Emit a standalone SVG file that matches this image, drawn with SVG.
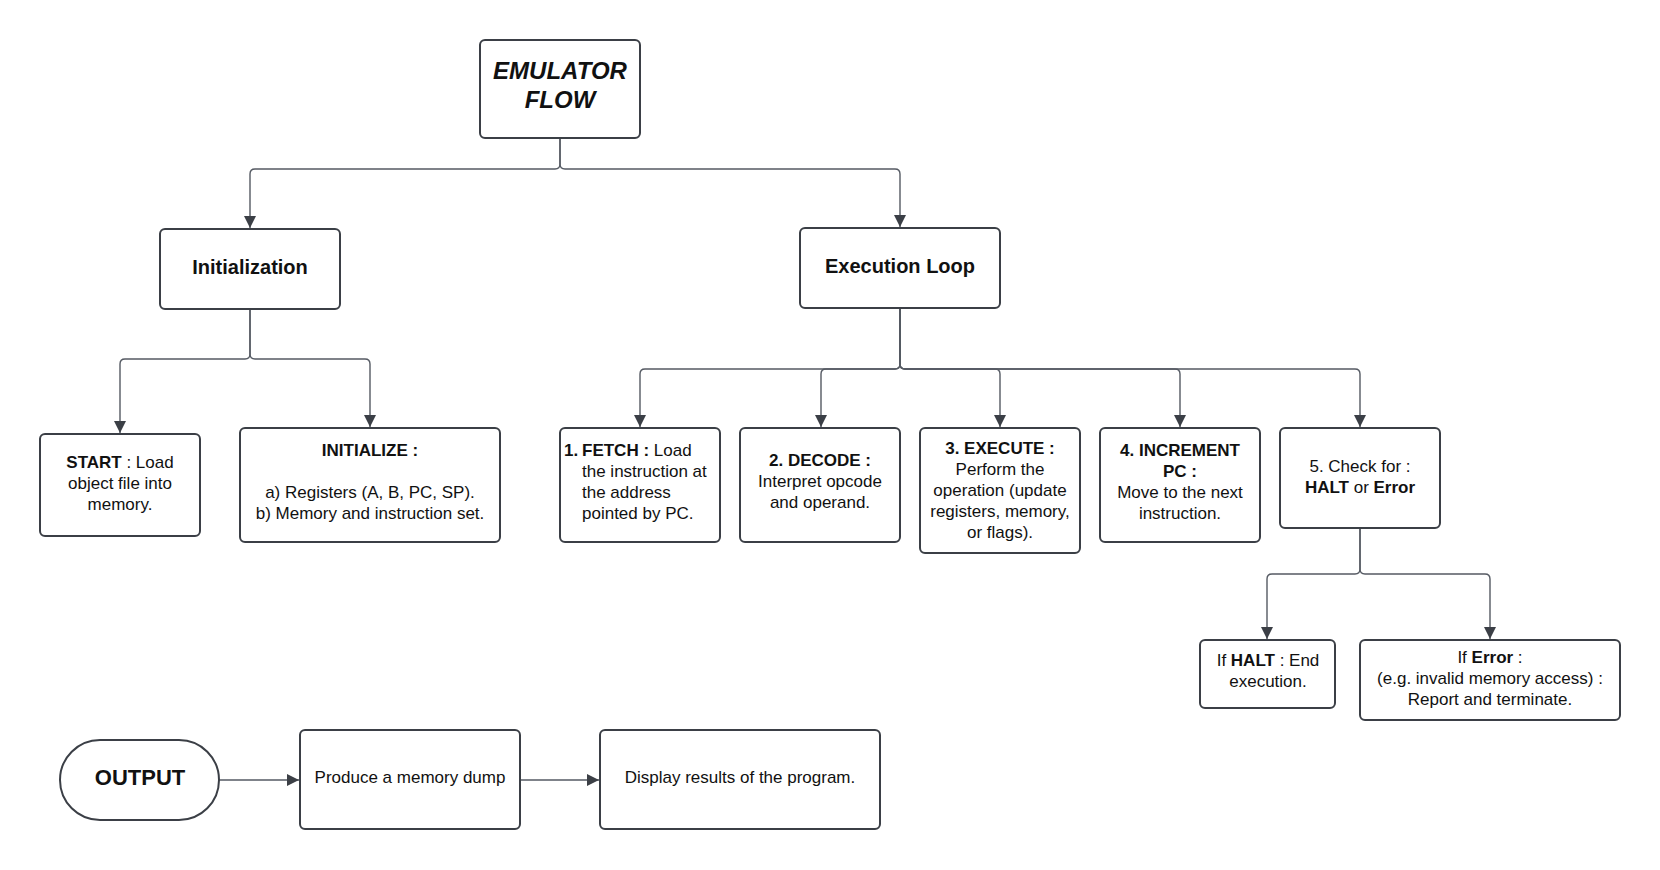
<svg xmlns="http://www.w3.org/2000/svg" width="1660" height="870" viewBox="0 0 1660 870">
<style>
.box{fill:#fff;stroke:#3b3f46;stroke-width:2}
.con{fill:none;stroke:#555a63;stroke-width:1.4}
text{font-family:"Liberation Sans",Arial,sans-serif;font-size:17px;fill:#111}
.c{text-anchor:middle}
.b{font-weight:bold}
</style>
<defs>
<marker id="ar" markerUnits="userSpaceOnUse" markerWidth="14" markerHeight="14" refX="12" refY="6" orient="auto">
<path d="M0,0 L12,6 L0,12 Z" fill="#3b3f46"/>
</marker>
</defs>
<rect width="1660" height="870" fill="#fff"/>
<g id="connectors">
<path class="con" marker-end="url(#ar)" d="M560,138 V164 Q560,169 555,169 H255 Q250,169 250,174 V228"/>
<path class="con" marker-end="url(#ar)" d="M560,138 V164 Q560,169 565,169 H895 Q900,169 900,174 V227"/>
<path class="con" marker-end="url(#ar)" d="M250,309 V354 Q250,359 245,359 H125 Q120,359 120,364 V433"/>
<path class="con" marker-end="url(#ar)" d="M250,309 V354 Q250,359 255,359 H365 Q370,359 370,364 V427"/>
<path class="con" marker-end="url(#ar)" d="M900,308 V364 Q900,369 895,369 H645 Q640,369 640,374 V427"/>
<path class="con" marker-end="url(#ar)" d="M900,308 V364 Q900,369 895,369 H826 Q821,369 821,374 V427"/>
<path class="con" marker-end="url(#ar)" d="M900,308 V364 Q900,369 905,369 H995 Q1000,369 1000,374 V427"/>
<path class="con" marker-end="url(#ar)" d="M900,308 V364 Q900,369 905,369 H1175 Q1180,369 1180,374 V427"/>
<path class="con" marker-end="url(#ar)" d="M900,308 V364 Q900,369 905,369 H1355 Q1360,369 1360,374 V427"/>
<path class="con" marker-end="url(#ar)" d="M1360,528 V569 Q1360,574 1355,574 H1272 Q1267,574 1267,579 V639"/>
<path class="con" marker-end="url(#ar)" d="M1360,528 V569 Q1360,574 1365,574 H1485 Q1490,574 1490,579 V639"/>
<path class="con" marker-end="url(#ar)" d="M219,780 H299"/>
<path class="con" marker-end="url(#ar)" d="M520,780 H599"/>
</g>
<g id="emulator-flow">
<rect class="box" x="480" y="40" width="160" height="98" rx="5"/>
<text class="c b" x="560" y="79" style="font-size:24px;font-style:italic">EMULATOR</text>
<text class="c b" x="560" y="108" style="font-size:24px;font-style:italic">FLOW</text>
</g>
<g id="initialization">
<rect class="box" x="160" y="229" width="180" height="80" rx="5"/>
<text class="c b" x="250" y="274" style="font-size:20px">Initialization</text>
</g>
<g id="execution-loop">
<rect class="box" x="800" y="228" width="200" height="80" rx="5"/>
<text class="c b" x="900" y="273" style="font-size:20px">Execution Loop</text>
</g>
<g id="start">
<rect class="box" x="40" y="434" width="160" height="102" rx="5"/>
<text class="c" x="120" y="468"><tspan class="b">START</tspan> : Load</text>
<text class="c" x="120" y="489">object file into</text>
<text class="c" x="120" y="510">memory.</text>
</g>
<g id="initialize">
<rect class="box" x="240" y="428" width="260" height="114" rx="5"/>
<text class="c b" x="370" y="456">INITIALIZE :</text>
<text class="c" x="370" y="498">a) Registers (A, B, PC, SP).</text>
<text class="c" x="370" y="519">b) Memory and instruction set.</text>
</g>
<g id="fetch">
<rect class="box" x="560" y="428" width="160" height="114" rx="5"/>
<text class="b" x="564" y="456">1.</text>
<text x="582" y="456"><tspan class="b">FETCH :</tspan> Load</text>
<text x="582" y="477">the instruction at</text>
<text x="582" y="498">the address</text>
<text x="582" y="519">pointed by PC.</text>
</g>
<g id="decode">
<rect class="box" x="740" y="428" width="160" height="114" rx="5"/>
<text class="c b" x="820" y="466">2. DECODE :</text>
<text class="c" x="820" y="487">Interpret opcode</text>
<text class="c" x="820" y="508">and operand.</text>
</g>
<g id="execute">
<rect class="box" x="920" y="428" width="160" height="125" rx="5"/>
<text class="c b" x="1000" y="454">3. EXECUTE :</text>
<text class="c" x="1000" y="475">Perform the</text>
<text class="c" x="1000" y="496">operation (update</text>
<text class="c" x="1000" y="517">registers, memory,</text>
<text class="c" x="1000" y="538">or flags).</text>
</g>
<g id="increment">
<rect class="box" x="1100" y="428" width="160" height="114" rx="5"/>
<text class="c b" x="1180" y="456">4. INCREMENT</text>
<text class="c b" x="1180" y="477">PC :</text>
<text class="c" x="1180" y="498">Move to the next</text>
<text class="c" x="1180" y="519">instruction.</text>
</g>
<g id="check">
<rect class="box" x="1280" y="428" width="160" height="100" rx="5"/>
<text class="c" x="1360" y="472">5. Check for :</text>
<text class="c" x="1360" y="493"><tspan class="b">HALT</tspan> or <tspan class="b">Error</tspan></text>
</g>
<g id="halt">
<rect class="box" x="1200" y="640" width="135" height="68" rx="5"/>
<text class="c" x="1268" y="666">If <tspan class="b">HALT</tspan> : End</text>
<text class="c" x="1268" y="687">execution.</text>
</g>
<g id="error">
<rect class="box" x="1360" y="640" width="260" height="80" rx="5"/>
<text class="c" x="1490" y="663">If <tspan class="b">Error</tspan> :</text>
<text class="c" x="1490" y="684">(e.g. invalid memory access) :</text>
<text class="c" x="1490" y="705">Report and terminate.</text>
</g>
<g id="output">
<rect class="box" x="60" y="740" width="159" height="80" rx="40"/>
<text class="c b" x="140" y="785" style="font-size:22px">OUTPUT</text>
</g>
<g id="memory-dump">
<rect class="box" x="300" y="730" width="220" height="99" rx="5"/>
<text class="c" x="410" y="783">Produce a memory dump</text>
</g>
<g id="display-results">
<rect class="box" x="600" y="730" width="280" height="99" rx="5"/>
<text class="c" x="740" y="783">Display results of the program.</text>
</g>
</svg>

= = = =

WORK TO DO: Print the complete listing exactly, apart from any pictures.

RESPONSE:
Emit a standalone SVG file that matches this image, drawn with SVG.
<svg xmlns="http://www.w3.org/2000/svg" width="1660" height="870" viewBox="0 0 1660 870">
<style>
.box{fill:#fff;stroke:#3b3f46;stroke-width:2}
.con{fill:none;stroke:#555a63;stroke-width:1.4}
text{font-family:"Liberation Sans",Arial,sans-serif;font-size:17px;fill:#111}
.c{text-anchor:middle}
.b{font-weight:bold}
</style>
<defs>
<marker id="ar" markerUnits="userSpaceOnUse" markerWidth="14" markerHeight="14" refX="12" refY="6" orient="auto">
<path d="M0,0 L12,6 L0,12 Z" fill="#3b3f46"/>
</marker>
</defs>
<rect width="1660" height="870" fill="#fff"/>
<g id="connectors">
<path class="con" marker-end="url(#ar)" d="M560,138 V164 Q560,169 555,169 H255 Q250,169 250,174 V228"/>
<path class="con" marker-end="url(#ar)" d="M560,138 V164 Q560,169 565,169 H895 Q900,169 900,174 V227"/>
<path class="con" marker-end="url(#ar)" d="M250,309 V354 Q250,359 245,359 H125 Q120,359 120,364 V433"/>
<path class="con" marker-end="url(#ar)" d="M250,309 V354 Q250,359 255,359 H365 Q370,359 370,364 V427"/>
<path class="con" marker-end="url(#ar)" d="M900,308 V364 Q900,369 895,369 H645 Q640,369 640,374 V427"/>
<path class="con" marker-end="url(#ar)" d="M900,308 V364 Q900,369 895,369 H826 Q821,369 821,374 V427"/>
<path class="con" marker-end="url(#ar)" d="M900,308 V364 Q900,369 905,369 H995 Q1000,369 1000,374 V427"/>
<path class="con" marker-end="url(#ar)" d="M900,308 V364 Q900,369 905,369 H1175 Q1180,369 1180,374 V427"/>
<path class="con" marker-end="url(#ar)" d="M900,308 V364 Q900,369 905,369 H1355 Q1360,369 1360,374 V427"/>
<path class="con" marker-end="url(#ar)" d="M1360,528 V569 Q1360,574 1355,574 H1272 Q1267,574 1267,579 V639"/>
<path class="con" marker-end="url(#ar)" d="M1360,528 V569 Q1360,574 1365,574 H1485 Q1490,574 1490,579 V639"/>
<path class="con" marker-end="url(#ar)" d="M219,780 H299"/>
<path class="con" marker-end="url(#ar)" d="M520,780 H599"/>
</g>
<g id="emulator-flow">
<rect class="box" x="480" y="40" width="160" height="98" rx="5"/>
<text class="c b" x="560" y="79" style="font-size:24px;font-style:italic">EMULATOR</text>
<text class="c b" x="560" y="108" style="font-size:24px;font-style:italic">FLOW</text>
</g>
<g id="initialization">
<rect class="box" x="160" y="229" width="180" height="80" rx="5"/>
<text class="c b" x="250" y="274" style="font-size:20px">Initialization</text>
</g>
<g id="execution-loop">
<rect class="box" x="800" y="228" width="200" height="80" rx="5"/>
<text class="c b" x="900" y="273" style="font-size:20px">Execution Loop</text>
</g>
<g id="start">
<rect class="box" x="40" y="434" width="160" height="102" rx="5"/>
<text class="c" x="120" y="468"><tspan class="b">START</tspan> : Load</text>
<text class="c" x="120" y="489">object file into</text>
<text class="c" x="120" y="510">memory.</text>
</g>
<g id="initialize">
<rect class="box" x="240" y="428" width="260" height="114" rx="5"/>
<text class="c b" x="370" y="456">INITIALIZE :</text>
<text class="c" x="370" y="498">a) Registers (A, B, PC, SP).</text>
<text class="c" x="370" y="519">b) Memory and instruction set.</text>
</g>
<g id="fetch">
<rect class="box" x="560" y="428" width="160" height="114" rx="5"/>
<text class="b" x="564" y="456">1.</text>
<text x="582" y="456"><tspan class="b">FETCH :</tspan> Load</text>
<text x="582" y="477">the instruction at</text>
<text x="582" y="498">the address</text>
<text x="582" y="519">pointed by PC.</text>
</g>
<g id="decode">
<rect class="box" x="740" y="428" width="160" height="114" rx="5"/>
<text class="c b" x="820" y="466">2. DECODE :</text>
<text class="c" x="820" y="487">Interpret opcode</text>
<text class="c" x="820" y="508">and operand.</text>
</g>
<g id="execute">
<rect class="box" x="920" y="428" width="160" height="125" rx="5"/>
<text class="c b" x="1000" y="454">3. EXECUTE :</text>
<text class="c" x="1000" y="475">Perform the</text>
<text class="c" x="1000" y="496">operation (update</text>
<text class="c" x="1000" y="517">registers, memory,</text>
<text class="c" x="1000" y="538">or flags).</text>
</g>
<g id="increment">
<rect class="box" x="1100" y="428" width="160" height="114" rx="5"/>
<text class="c b" x="1180" y="456">4. INCREMENT</text>
<text class="c b" x="1180" y="477">PC :</text>
<text class="c" x="1180" y="498">Move to the next</text>
<text class="c" x="1180" y="519">instruction.</text>
</g>
<g id="check">
<rect class="box" x="1280" y="428" width="160" height="100" rx="5"/>
<text class="c" x="1360" y="472">5. Check for :</text>
<text class="c" x="1360" y="493"><tspan class="b">HALT</tspan> or <tspan class="b">Error</tspan></text>
</g>
<g id="halt">
<rect class="box" x="1200" y="640" width="135" height="68" rx="5"/>
<text class="c" x="1268" y="666">If <tspan class="b">HALT</tspan> : End</text>
<text class="c" x="1268" y="687">execution.</text>
</g>
<g id="error">
<rect class="box" x="1360" y="640" width="260" height="80" rx="5"/>
<text class="c" x="1490" y="663">If <tspan class="b">Error</tspan> :</text>
<text class="c" x="1490" y="684">(e.g. invalid memory access) :</text>
<text class="c" x="1490" y="705">Report and terminate.</text>
</g>
<g id="output">
<rect class="box" x="60" y="740" width="159" height="80" rx="40"/>
<text class="c b" x="140" y="785" style="font-size:22px">OUTPUT</text>
</g>
<g id="memory-dump">
<rect class="box" x="300" y="730" width="220" height="99" rx="5"/>
<text class="c" x="410" y="783">Produce a memory dump</text>
</g>
<g id="display-results">
<rect class="box" x="600" y="730" width="280" height="99" rx="5"/>
<text class="c" x="740" y="783">Display results of the program.</text>
</g>
</svg>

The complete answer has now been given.